The mind is curious, but you already know that. Every time I read about a brain study, I am forced to admit, that like it or not, I’m not much in control here. My mysterious brain directs things all on its own much of the time, though I think I’m actually making the decisions.
So I have no idea really where comes the notion that periodically, I must alter my daily routines to do “more” of something or other. That something or other might be knit or crochet, or read or meditate, or cook, or garden. Even, (yech!) exercise more. I feel this awakening, rebirth kinda changy thing (channelling the Ms. Moosolini again!). More than just a need to reorganize to accomplish some goal.
No, its more like rebirth pangs of newness that I must seek and employ. To feel relevant? To feel fresh and energized? Do you know what I mean?
I sternly admonish my “self” or selves as the case may be (Sometimes I’m not sure how many inhabit the insides of my skull. No need to worry, I don’t lose major blocks of time–no multiples in me–though I have plenty of traumatic childhood drama to expose some day when I’m brave enough!) Anyway, I admonish myself regularly to get off this damned computer and stop wasting away my life.
So I wonder, am I? Wasting my life away I mean? I don’t know. I can tell when I’m not dealing front on with issues–I retreat to the land of mind-numbing game playing. And I’m bored doing it but can think of no better thing to do. I’m pulling out of that now, segregating chunks of time, and devoting them to outdoor pursuits, and more reading.
I wonder too, have I created a monster that now controls me? That’s a whole ‘nother level of awkward thinking. I’ve not been shy about telling people I write a blog–both at church and among classmates of old. So people who actually know me are reading me, at least now and again, and I wonder–just how much that affects what I write.
I was contemplating writing about my relationship with Mother, and then shied away, thinking, “I don’t really want people who actually know me to, well, know ’bout all that. Or do I? Or should I care? As to kids I went to school with? Heck most I’ve not physically seen since 1968–so why should I care? As to others? More difficult.
A reader writes to me and thanks me profusely for what I have written about one day. And I am gratified and humbly unworthy of such praise. Yet, such a statement induces a feeling of confidence and better yet, it upholds me in my determination to be honest. Honest about my life and my feelings. Warty as they some times are.

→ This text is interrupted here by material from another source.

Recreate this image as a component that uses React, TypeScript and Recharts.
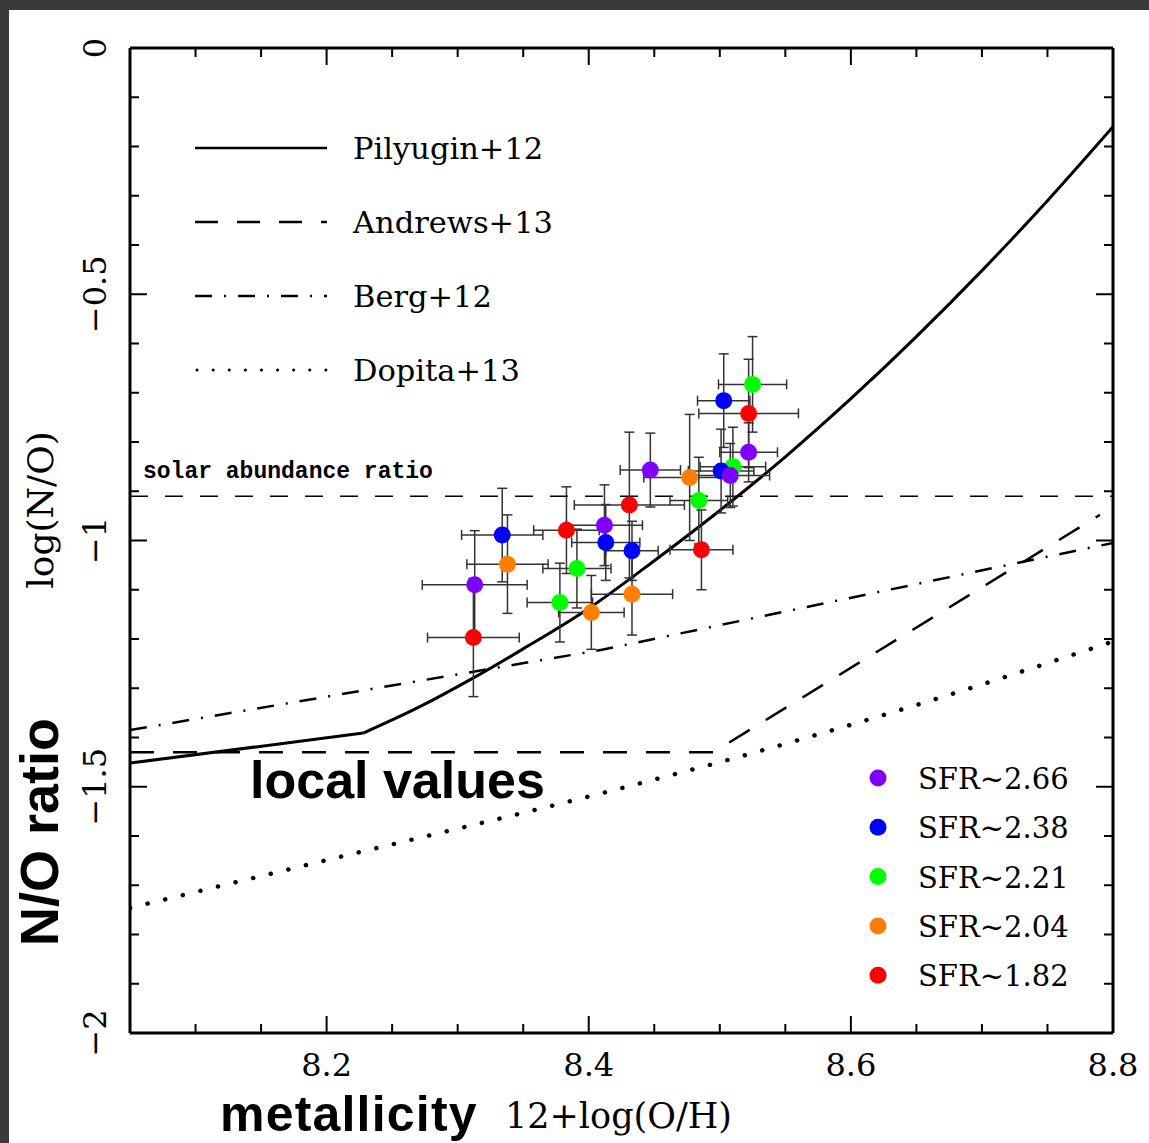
import React from "react"
import { ComposedChart, Line, Scatter, ErrorBar, XAxis, YAxis, ReferenceLine } from "recharts"

// curves from the literature
const PILYUGIN_LOW_X = [8.05, 8.228]
const PILYUGIN_LOW_Y = [-1.452, -1.391]
const PILYUGIN_X = [8.228, 8.27, 8.312, 8.35, 8.4, 8.45, 8.5, 8.55, 8.6, 8.65, 8.7, 8.75, 8.8]
const PILYUGIN_Y = [-1.391, -1.339, -1.279, -1.22, -1.138, -1.041, -0.939, -0.83, -0.712, -0.586, -0.452, -0.31, -0.16]
const ANDREWS_X = [8.05, 8.495, 8.79]
const ANDREWS_Y = [-1.43, -1.43, -0.948]
const BERG_X = [8.05, 8.41, 8.8]
const BERG_Y = [-1.385, -1.222, -1.005]
const DOPITA_X = [8.05, 8.2, 8.41, 8.5, 8.65, 8.8]
const DOPITA_Y = [-1.746, -1.649, -1.513, -1.45, -1.334, -1.205]
const SOLAR = -0.91

// galaxies in SFR bins
const PURPLE_X = [8.313, 8.412, 8.447, 8.522, 8.508]
const PURPLE_Y = [-1.09, -0.969, -0.857, -0.821, -0.868]
const PURPLE_XERR = [0.04, 0.029, 0.023, 0.022, 0.03]
const PURPLE_YERR = [0.11, 0.082, 0.075, 0.06, 0.065]

const BLUE_X = [8.334, 8.413, 8.433, 8.503, 8.501]
const BLUE_Y = [-0.989, -1.004, -1.021, -0.716, -0.859]
const BLUE_XERR = [0.031, 0.026, 0.02, 0.02, 0.025]
const BLUE_YERR = [0.095, 0.077, 0.06, 0.095, 0.085]

const GREEN_X = [8.378, 8.391, 8.484, 8.525, 8.51]
const GREEN_Y = [-1.126, -1.057, -0.919, -0.683, -0.85]
const GREEN_XERR = [0.025, 0.026, 0.022, 0.026, 0.025]
const GREEN_YERR = [0.08, 0.08, 0.088, 0.097, 0.08]

const ORANGE_X = [8.338, 8.402, 8.433, 8.477]
const ORANGE_Y = [-1.048, -1.146, -1.109, -0.872]
const ORANGE_XERR = [0.031, 0.025, 0.031, 0.035]
const ORANGE_YERR = [0.1, 0.075, 0.083, 0.128]

const RED_X = [8.312, 8.383, 8.431, 8.486, 8.522]
const RED_Y = [-1.197, -0.979, -0.928, -1.019, -0.742]
const RED_XERR = [0.035, 0.025, 0.042, 0.024, 0.038]
const RED_YERR = [0.12, 0.088, 0.148, 0.081, 0.11]

const SFR_LABELS = ["SFR~2.66", "SFR~2.38", "SFR~2.21", "SFR~2.04", "SFR~1.82"]
const SFR_COLORS = ["#8000ff", "#0000ff", "#00ff00", "#ff8000", "#ff0000"]

const X_TICKS = [8.05, 8.1, 8.15, 8.2, 8.25, 8.3, 8.35, 8.4, 8.45, 8.5, 8.55, 8.6, 8.65, 8.7, 8.75, 8.8]
const X_MAJOR = [8.2, 8.4, 8.6, 8.8]
const Y_TICKS = [-2, -1.9, -1.8, -1.7, -1.6, -1.5, -1.4, -1.3, -1.2, -1.1, -1, -0.9, -0.8, -0.7, -0.6, -0.5, -0.4, -0.3, -0.2, -0.1, 0]
const Y_MAJOR = [-2, -1.5, -1, -0.5, 0]
const Y_LABELS = ["−2", "−1.5", "−1", "−0.5", "0"]

const curve = (xs: number[], ys: number[]) => xs.map((x, i) => ({ x, y: ys[i] }))
const points = (xs: number[], ys: number[], ex: number[], ey: number[]) =>
  xs.map((x, i) => ({ x, y: ys[i], ex: ex[i], ey: ey[i] }))

const SERIF = "DejaVu Serif"
const isMajor = (list: number[], v: number) => list.some((m) => Math.abs(m - v) < 1e-6)

const BottomTick = (p: any) => {
  const v = p.payload.value
  const major = isMajor(X_MAJOR, v)
  return (
    <g>
      <line x1={p.x} x2={p.x} y1={p.y} y2={p.y - (major ? 17 : 9)} stroke="#000" strokeWidth={2} />
      {major && (
        <text x={p.x} y={p.y + 43} textAnchor="middle" fontFamily={SERIF} fontSize={32} fill="#000">
          {v.toFixed(1)}
        </text>
      )}
    </g>
  )
}

const TopTick = (p: any) => {
  const major = isMajor(X_MAJOR, p.payload.value)
  return <line x1={p.x} x2={p.x} y1={p.y} y2={p.y + (major ? 17 : 9)} stroke="#000" strokeWidth={2} />
}

const LeftTick = (p: any) => {
  const v = p.payload.value
  const idx = Y_MAJOR.findIndex((m) => Math.abs(m - v) < 1e-6)
  return (
    <g>
      <line x1={p.x} x2={p.x + (idx >= 0 ? 17 : 9)} y1={p.y} y2={p.y} stroke="#000" strokeWidth={2} />
      {idx >= 0 && (
        <text
          transform={`translate(${p.x - 35},${p.y}) rotate(-90)`}
          textAnchor="middle"
          dominantBaseline="central"
          fontFamily={SERIF}
          fontSize={32}
          fill="#000"
        >
          {Y_LABELS[idx]}
        </text>
      )}
    </g>
  )
}

const RightTick = (p: any) => {
  const major = isMajor(Y_MAJOR, p.payload.value)
  return <line x1={p.x} x2={p.x - (major ? 17 : 9)} y1={p.y} y2={p.y} stroke="#000" strokeWidth={2} />
}

const dot = (color: string) => (p: any) => <circle cx={p.cx} cy={p.cy} r={8.5} fill={color} />

const SERIES = [
  { color: "#ff0000", data: points(RED_X, RED_Y, RED_XERR, RED_YERR) },
  { color: "#ff8000", data: points(ORANGE_X, ORANGE_Y, ORANGE_XERR, ORANGE_YERR) },
  { color: "#00ff00", data: points(GREEN_X, GREEN_Y, GREEN_XERR, GREEN_YERR) },
  { color: "#0000ff", data: points(BLUE_X, BLUE_Y, BLUE_XERR, BLUE_YERR) },
  { color: "#8000ff", data: points(PURPLE_X, PURPLE_Y, PURPLE_XERR, PURPLE_YERR) },
]

const axisLine = { stroke: "#000", strokeWidth: 3 }

export default function App() {
  return (
    <div style={{ position: "absolute", left: 0, top: 0, width: 1149, height: 1143, background: "#3a3a3a", overflow: "hidden" }}>
      <div style={{ position: "absolute", left: 9, top: 10, width: 1140, height: 1133, background: "#fff" }} />
      <div style={{ position: "absolute", left: 0, top: 0 }}>
        <ComposedChart width={1149} height={1143} margin={{ top: 47, right: 35, bottom: 109, left: 129 }}>
          <XAxis
            xAxisId="b"
            dataKey="x"
            type="number"
            domain={[8.05, 8.8]}
            allowDataOverflow
            ticks={X_TICKS}
            interval={0}
            height={1}
            tickSize={0}
            tickMargin={0}
            tickLine={false}
            axisLine={axisLine}
            tick={BottomTick}
          />
          <XAxis
            xAxisId="t"
            orientation="top"
            dataKey="x"
            type="number"
            domain={[8.05, 8.8]}
            allowDataOverflow
            ticks={X_TICKS}
            interval={0}
            height={1}
            tickSize={0}
            tickMargin={0}
            tickLine={false}
            axisLine={axisLine}
            tick={TopTick}
          />
          <YAxis
            yAxisId="l"
            type="number"
            domain={[-2, 0]}
            allowDataOverflow
            ticks={Y_TICKS}
            interval={0}
            width={1}
            tickSize={0}
            tickMargin={0}
            tickLine={false}
            axisLine={axisLine}
            tick={LeftTick}
          />
          <YAxis
            yAxisId="r"
            orientation="right"
            type="number"
            domain={[-2, 0]}
            allowDataOverflow
            ticks={Y_TICKS}
            interval={0}
            width={1}
            tickSize={0}
            tickMargin={0}
            tickLine={false}
            axisLine={axisLine}
            tick={RightTick}
          />
          <ReferenceLine xAxisId="b" yAxisId="l" y={SOLAR} stroke="#000" strokeWidth={1.5} strokeDasharray="18 17" />
          <Line xAxisId="b" yAxisId="l" data={curve(DOPITA_X, DOPITA_Y)} dataKey="y" type="monotone" stroke="#000" strokeWidth={4.5} strokeLinecap="round" strokeDasharray="0.1 18" dot={false} isAnimationActive={false} />
          <Line xAxisId="b" yAxisId="l" data={curve(BERG_X, BERG_Y)} dataKey="y" type="linear" stroke="#000" strokeWidth={2.5} strokeDasharray="17 12 2 12" dot={false} isAnimationActive={false} />
          <Line xAxisId="b" yAxisId="l" data={curve(ANDREWS_X, ANDREWS_Y)} dataKey="y" type="linear" stroke="#000" strokeWidth={2.5} strokeDasharray="24 19" dot={false} isAnimationActive={false} />
          <Line xAxisId="b" yAxisId="l" data={curve(PILYUGIN_LOW_X, PILYUGIN_LOW_Y)} dataKey="y" type="linear" stroke="#000" strokeWidth={3} dot={false} isAnimationActive={false} />
          <Line xAxisId="b" yAxisId="l" data={curve(PILYUGIN_X, PILYUGIN_Y)} dataKey="y" type="monotone" stroke="#000" strokeWidth={3} dot={false} isAnimationActive={false} />
          {SERIES.map((s) => (
            <Scatter key={s.color} xAxisId="b" yAxisId="l" data={s.data} dataKey="y" shape={dot(s.color)} isAnimationActive={false}>
              <ErrorBar dataKey="ex" direction="x" width={5} stroke="#333" strokeWidth={1.5} />
              <ErrorBar dataKey="ey" direction="y" width={5} stroke="#333" strokeWidth={1.5} />
            </Scatter>
          ))}
        </ComposedChart>
      </div>
      <svg width={1149} height={1143} style={{ position: "absolute", left: 0, top: 0, pointerEvents: "none" }}>
        {/* line legend */}
        <line x1={195} x2={327} y1={148} y2={148} stroke="#000" strokeWidth={2.5} />
        <line x1={195} x2={327} y1={222} y2={222} stroke="#000" strokeWidth={2.5} strokeDasharray="23 19" />
        <line x1={195} x2={327} y1={296} y2={296} stroke="#000" strokeWidth={2.5} strokeDasharray="17 12 2 12" />
        <line x1={197} x2={327} y1={370} y2={370} stroke="#000" strokeWidth={3} strokeLinecap="round" strokeDasharray="0.1 16" />
        {["Pilyugin+12", "Andrews+13", "Berg+12", "Dopita+13"].map((t, i) => (
          <text key={t} x={353} y={159 + i * 74} fontFamily={SERIF} fontSize={30.5} fill="#000">
            {t}
          </text>
        ))}
        {/* SFR legend */}
        {SFR_LABELS.map((t, i) => (
          <g key={t}>
            <circle cx={878} cy={778 + i * 49.3} r={8.5} fill={SFR_COLORS[i]} />
            <text x={918} y={789 + i * 49.3} fontFamily={SERIF} fontSize={29} fill="#000">
              {t}
            </text>
          </g>
        ))}
        <text x={143} y={478} fontFamily="Liberation Mono" fontWeight="bold" fontSize={23} fill="#000">
          solar abundance ratio
        </text>
        <text x={250} y={798} fontFamily="Liberation Sans" fontWeight="bold" fontSize={52} fill="#000">
          local values
        </text>
        <text transform="translate(58,832) rotate(-90)" textAnchor="middle" fontFamily="Liberation Sans" fontWeight="bold" fontSize={54} fill="#000">
          N/O ratio
        </text>
        <text transform="translate(40,510) rotate(-90)" textAnchor="middle" dominantBaseline="central" fontFamily={SERIF} fontSize={36} fill="#000">
          log(N/O)
        </text>
        <text x={220} y={1131} fontFamily="Liberation Sans" fontWeight="bold" fontSize={50} letterSpacing={1.2} fill="#000">
          metallicity
        </text>
        <text x={505} y={1128} fontFamily={SERIF} fontSize={35} fill="#000">
          12+log(O/H)
        </text>
      </svg>
    </div>
  )
}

I hate to sound all Oprah and all, but I truly hope that in my most ashamed moments, someone can see themselves, and realize they aren’t perhaps so bad after all. At least they can know that others have failed as badly, or worse.
Sure, a blog can be all kinds of self-promoting crap. But it can also be real and honest. I’ve lost my safety in anonymity I guess, but I have not lost the strength I get from readers and frankly from my God, who beams when I am ruthlessly honest about myself.
If I were God, oh Lord, what a mess we would be in. Be glad that I am not. I’d do something about weather first of all. And then. . . .
Writing on my blog is a way for me to sort through the quagmire of my inner life and try to make sense of it all – try to discern where God is in it all, if God is in it, and sometimes if there even is a God. I read other blogs because I enjoy and appreciate what is offered in the mundane and the occasionally profound thoughts of my blogging buddies…and sometimes that is where I find God.
Terri, what a thoughtful reply. We are all just trying to get through this thing called life in the best way possible. I agree with your reasons a lot, and find that they are quite true for me a lot of the time. I guess I get a great creative surge from writing as well. And that has been a nice surprise–but I find that I work out my salvation in a sense too.
Off topic:
I understand that on this date, just a few years ago, the IRS man disguised himself as a stork and used the occasion of Tax Day to deliver a new tax deduction to your parents. What the IRS man did not know is that the world became a kinder, gentler place that day.
Happy Birthday, Sherry.
Oh Tom, so very nice of you. Thank you. I have often laughed at the rather strange day I was born on. Anniversary of the sinking of the Titanic and all. lol..
Talk about folks being in a bad mood on your birthday, too. You’re most welcome.